All of these characters — and Rocket Raccoon, also created for a 1976 issue of Marvel Preview by Bill Mantlo and Keith Giffen (and, yes, based on the Beatles' song "Rocky Raccoon," as early references to "Gideon's Bible" would underscore) — would go on to make rare, sporadic appearances throughout the Marvel line until the 2007 Annihilation: Conquest series, which resurrected a number of abandoned Marvel properties and concepts under the control of writers Dan Abnett and Andy Lanning, as well as editor Bill Rosemann.
Following the end of the series, Rosemann, Abnett and Lanning launched a spinoff series that resurrected and re-purposed the Guardians of the Galaxy brand.

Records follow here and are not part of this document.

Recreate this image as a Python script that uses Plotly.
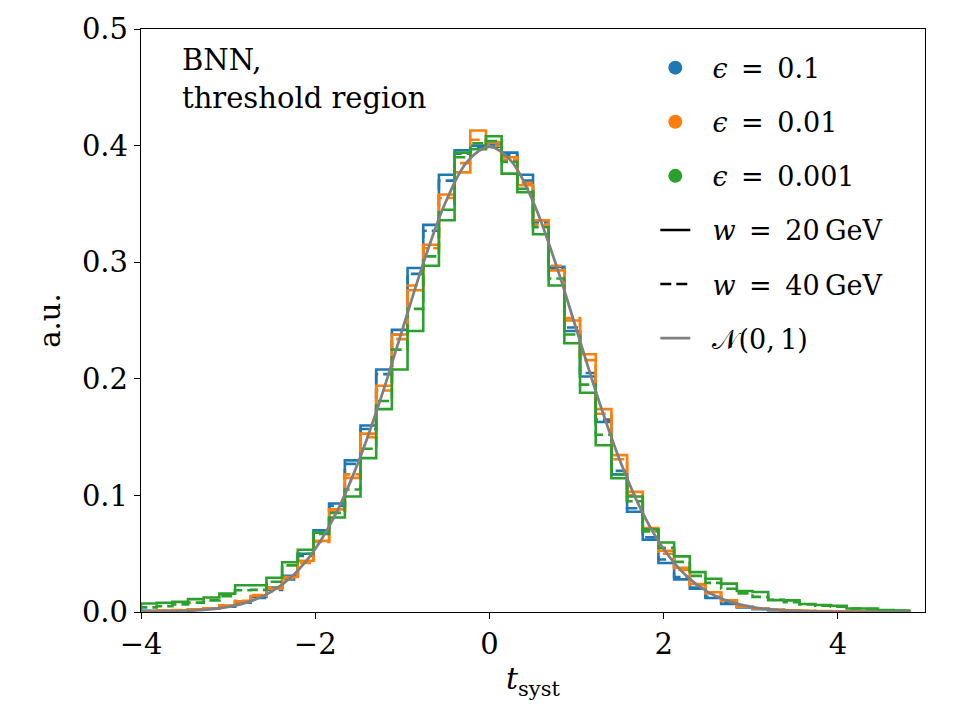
import plotly.graph_objects as go

# ---------------- data ----------------
bin_edges = [-4.00, -3.82, -3.64, -3.46, -3.28, -3.10, -2.92, -2.74, -2.56, -2.38,
             -2.20, -2.02, -1.84, -1.66, -1.48, -1.30, -1.12, -0.94, -0.76, -0.58,
             -0.40, -0.22, -0.04, 0.14, 0.32, 0.50, 0.68, 0.86, 1.04, 1.22,
             1.40, 1.58, 1.76, 1.94, 2.12, 2.30, 2.48, 2.66, 2.84, 3.02,
             3.20, 3.38, 3.56, 3.74, 3.92, 4.10, 4.28, 4.46, 4.64, 4.82]

eps01_w20 = [0.0010, 0.0010, 0.0015, 0.0020, 0.0030, 0.0050, 0.0090, 0.0130, 0.0210, 0.0310,
             0.0500, 0.0700, 0.0930, 0.1300, 0.1600, 0.2080, 0.2420, 0.2950, 0.3320, 0.3750,
             0.3960, 0.4000, 0.4010, 0.3940, 0.3750, 0.3360, 0.2960, 0.2410, 0.2020, 0.1630,
             0.1180, 0.0860, 0.0620, 0.0420, 0.0280, 0.0200, 0.0120, 0.0070, 0.0040, 0.0025,
             0.0015, 0.0010, 0.0006, 0.0004, 0.0003, 0.0002, 0.0001, 0.0001, 0.0000]
eps01_w40 = [0.0008, 0.0010, 0.0012, 0.0020, 0.0030, 0.0045, 0.0080, 0.0120, 0.0190, 0.0280,
             0.0480, 0.0680, 0.0910, 0.1270, 0.1570, 0.2040, 0.2380, 0.2900, 0.3270, 0.3700,
             0.3930, 0.3980, 0.3990, 0.3920, 0.3700, 0.3340, 0.2940, 0.2440, 0.2050, 0.1650,
             0.1210, 0.0890, 0.0640, 0.0450, 0.0300, 0.0210, 0.0130, 0.0080, 0.0045, 0.0028,
             0.0017, 0.0011, 0.0007, 0.0005, 0.0003, 0.0002, 0.0001, 0.0001, 0.0000]
eps001_w20 = [0.0005, 0.0010, 0.0015, 0.0020, 0.0030, 0.0055, 0.0090, 0.0140, 0.0200, 0.0300,
              0.0440, 0.0610, 0.0880, 0.1150, 0.1530, 0.1940, 0.2380, 0.2760, 0.3150, 0.3580,
              0.3770, 0.4130, 0.4030, 0.3900, 0.3660, 0.3360, 0.2930, 0.2500, 0.2210, 0.1740,
              0.1345, 0.1030, 0.0720, 0.0525, 0.0380, 0.0240, 0.0170, 0.0100, 0.0045, 0.0030,
              0.0020, 0.0015, 0.0010, 0.0008, 0.0006, 0.0004, 0.0003, 0.0002, 0.0001]
eps001_w40 = [0.0006, 0.0010, 0.0016, 0.0022, 0.0032, 0.0058, 0.0095, 0.0145, 0.0210, 0.0290,
              0.0420, 0.0600, 0.0860, 0.1180, 0.1500, 0.1900, 0.2340, 0.2800, 0.3120, 0.3550,
              0.3850, 0.4050, 0.4000, 0.3880, 0.3680, 0.3320, 0.2970, 0.2520, 0.2160, 0.1700,
              0.1310, 0.1000, 0.0700, 0.0500, 0.0360, 0.0230, 0.0160, 0.0095, 0.0050, 0.0030,
              0.0020, 0.0014, 0.0010, 0.0007, 0.0005, 0.0004, 0.0003, 0.0002, 0.0001]
eps0001_w20 = [0.0073, 0.0079, 0.0087, 0.0110, 0.0124, 0.0158, 0.0229, 0.0229, 0.0294, 0.0427,
               0.0534, 0.0680, 0.0810, 0.0990, 0.1320, 0.1740, 0.2080, 0.2410, 0.2970, 0.3360,
               0.3940, 0.3970, 0.4080, 0.3760, 0.3600, 0.3240, 0.2800, 0.2305, 0.1880, 0.1430,
               0.1147, 0.0990, 0.0710, 0.0596, 0.0477, 0.0342, 0.0285, 0.0243, 0.0180, 0.0172,
               0.0102, 0.0100, 0.0068, 0.0060, 0.0054, 0.0030, 0.0030, 0.0017, 0.0012]
eps0001_w40 = [0.0040, 0.0050, 0.0065, 0.0080, 0.0100, 0.0135, 0.0186, 0.0190, 0.0260, 0.0400,
               0.0500, 0.0670, 0.0850, 0.1050, 0.1400, 0.1810, 0.2250, 0.2600, 0.3050, 0.3450,
               0.3900, 0.4020, 0.4040, 0.3860, 0.3630, 0.3300, 0.2860, 0.2380, 0.1950, 0.1520,
               0.1180, 0.0950, 0.0690, 0.0550, 0.0430, 0.0310, 0.0250, 0.0200, 0.0160, 0.0130,
               0.0105, 0.0085, 0.0065, 0.0055, 0.0045, 0.0030, 0.0025, 0.0015, 0.0010]

normal_x = [-4.0, -3.75, -3.5, -3.25, -3.0, -2.75, -2.5, -2.25, -2.0, -1.75, -1.5, -1.25,
            -1.0, -0.75, -0.5, -0.25, 0.0, 0.25, 0.5, 0.75, 1.0, 1.25, 1.5, 1.75,
            2.0, 2.25, 2.5, 2.75, 3.0, 3.25, 3.5, 3.75, 4.0, 4.25, 4.5, 4.82]
normal_y = [0.0001, 0.0004, 0.0009, 0.0020, 0.0044, 0.0091, 0.0175, 0.0317, 0.0540, 0.0863,
            0.1295, 0.1826, 0.2420, 0.3011, 0.3521, 0.3867, 0.3989, 0.3867, 0.3521, 0.3011,
            0.2420, 0.1826, 0.1295, 0.0863, 0.0540, 0.0317, 0.0175, 0.0091, 0.0044, 0.0020,
            0.0009, 0.0004, 0.0001, 0.0000, 0.0000, 0.0000]

SP = "\u00a0\u00a0"       # gap between legend symbol and text
EQ = "\u2002=\u2002"      # math-style spacing around '='
eps_labels = [SP + "<i>ϵ</i>" + EQ + "0.1",
              SP + "<i>ϵ</i>" + EQ + "0.01",
              SP + "<i>ϵ</i>" + EQ + "0.001"]
w_labels = [SP + "<i>w</i>" + EQ + "20\u2009GeV",
            SP + "<i>w</i>" + EQ + "40\u2009GeV"]
normal_label = SP + "𝒩(0,\u20091)"
colors = ["#1f77b4", "#ff7f0e", "#2ca02c"]

series = [
    (eps01_w20, eps01_w40),
    (eps001_w20, eps001_w40),
    (eps0001_w20, eps0001_w40),
]

FONT = "DejaVu Serif"
DASH = "11px,5px"
LW = 2.6

fig = go.Figure()

def step_xy(values):
    xs = [bin_edges[0]] + bin_edges[:len(values)] + [bin_edges[len(values)]]
    ys = [0.0] + list(values) + [0.0]
    return xs, ys

for col, (s20, s40) in zip(colors, series):
    for vals, dash in ((s20, "solid"), (s40, DASH)):
        xs, ys = step_xy(vals)
        fig.add_trace(go.Scatter(x=xs, y=ys, mode="lines", line_shape="hv",
                                 line=dict(color=col, width=LW, dash=dash),
                                 showlegend=False, hoverinfo="skip"))

fig.add_trace(go.Scatter(x=normal_x, y=normal_y, mode="lines", line_shape="spline",
                         line=dict(color="#808080", width=2.8), showlegend=False))

# legend entries
for i, (lab, col) in enumerate(zip(eps_labels, colors)):
    fig.add_trace(go.Scatter(x=[None], y=[None], mode="markers", name=lab,
                             marker=dict(color=col, size=14), legendgroup=f"g{i}"))
fig.add_trace(go.Scatter(x=[None], y=[None], mode="lines", name=w_labels[0],
                         line=dict(color="black", width=2.6), legendgroup="g3"))
fig.add_trace(go.Scatter(x=[None], y=[None], mode="lines", name=w_labels[1],
                         line=dict(color="black", width=2.6, dash=DASH), legendgroup="g4"))
fig.add_trace(go.Scatter(x=[None], y=[None], mode="lines", name=normal_label,
                         line=dict(color="#808080", width=2.8), legendgroup="g5"))

fig.add_annotation(text="BNN,<br>threshold region", xref="paper", yref="paper",
                   x=0.05, y=0.98, xanchor="left", yanchor="top", align="left",
                   showarrow=False, font=dict(family=FONT, size=29, color="black"))

axis_common = dict(showline=True, linecolor="black", linewidth=1.3, mirror=True,
                   ticks="outside", ticklen=6, tickwidth=1.3, tickcolor="black",
                   showgrid=False, zeroline=False,
                   tickfont=dict(family=FONT, size=29, color="black"))

fig.update_layout(
    width=960, height=720,
    margin=dict(l=141, r=35, t=21, b=108),
    paper_bgcolor="white", plot_bgcolor="white",
    font=dict(family=FONT, color="black"),
    xaxis=dict(range=[-4, 5], tickvals=[-4, -2, 0, 2, 4], ticktext=["−4", "−2", "0", "2", "4"],
               title=dict(text="<i>t</i><sub>syst</sub>", font=dict(family=FONT, size=30), standoff=8),
               **axis_common),
    yaxis=dict(range=[0, 0.5], tickvals=[0, 0.1, 0.2, 0.3, 0.4, 0.5],
               ticktext=["0.0", "0.1", "0.2", "0.3", "0.4", "0.5"],
               title=dict(text="a.u.", font=dict(family=FONT, size=29), standoff=12),
               **axis_common),
    legend=dict(x=0.656, y=0.975, xanchor="left", yanchor="top", bgcolor="rgba(0,0,0,0)",
                font=dict(family=FONT, size=27, color="black"), tracegroupgap=16,
                itemwidth=30),
)

fig.write_html("out.html")
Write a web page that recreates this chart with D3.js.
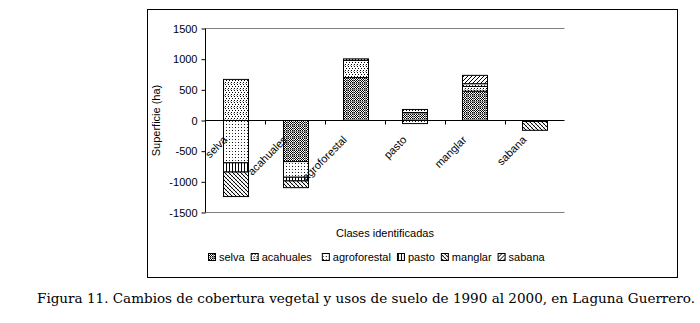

Combining the core team of heroes from Annihilation: Conquest with the Guardians name for the first time, the 2008 series essentially created the basis for much of what appears in the new movie, in terms of both character lineup and tone (Current Marvel executive editor Tom Brevoort made a point of highlighting Rosemann's contributions in a series of tweets earlier this week, saying that the original idea of a "dirty dozen book with Star-Lord" came from the editor).
In 2012, following the cancelation of the Abnett/Lanning series after two years, writer Brian Michael Bendis brought back the second Guardians team in the pages of Avengers Assemble — a series launched specifically to act as an "entry point" into the comic book continuity for new readers who had enjoyed Joss Whedon's Avengers movie of the same year. From there, Bendis then launched a new, currently ongoing Guardians of the Galaxy series centering on those characters in 2013, which — in a nice nod to the concept's origins — sees the contemporary team take on the Badoon, almost a millennium before they accidentally create the first Guardians.
As the movie approached, Marvel added more Guardians-related material to its publishing schedule. As of July 2014, there are three ongoing titles related to the concept: Guardians of the Galaxy, Rocket Raccoon and The Legendary Star-Lord. In October, a fourth title — Guardians 3000, centering around the original incarnation of the concept — will be added, with Abnett returning as writer.
For a movie with such simple, obvious appeal (It's Star Wars meets Avengers), Guardians of the Galaxy has surprisingly convoluted origins. The original team had a certain appeal, but it wasn't a broad one. After many attempts to redeem the characters, it took a complete do-over to get Guardians right, but they finally got there, almost four decades after someone thought up the name in the first place.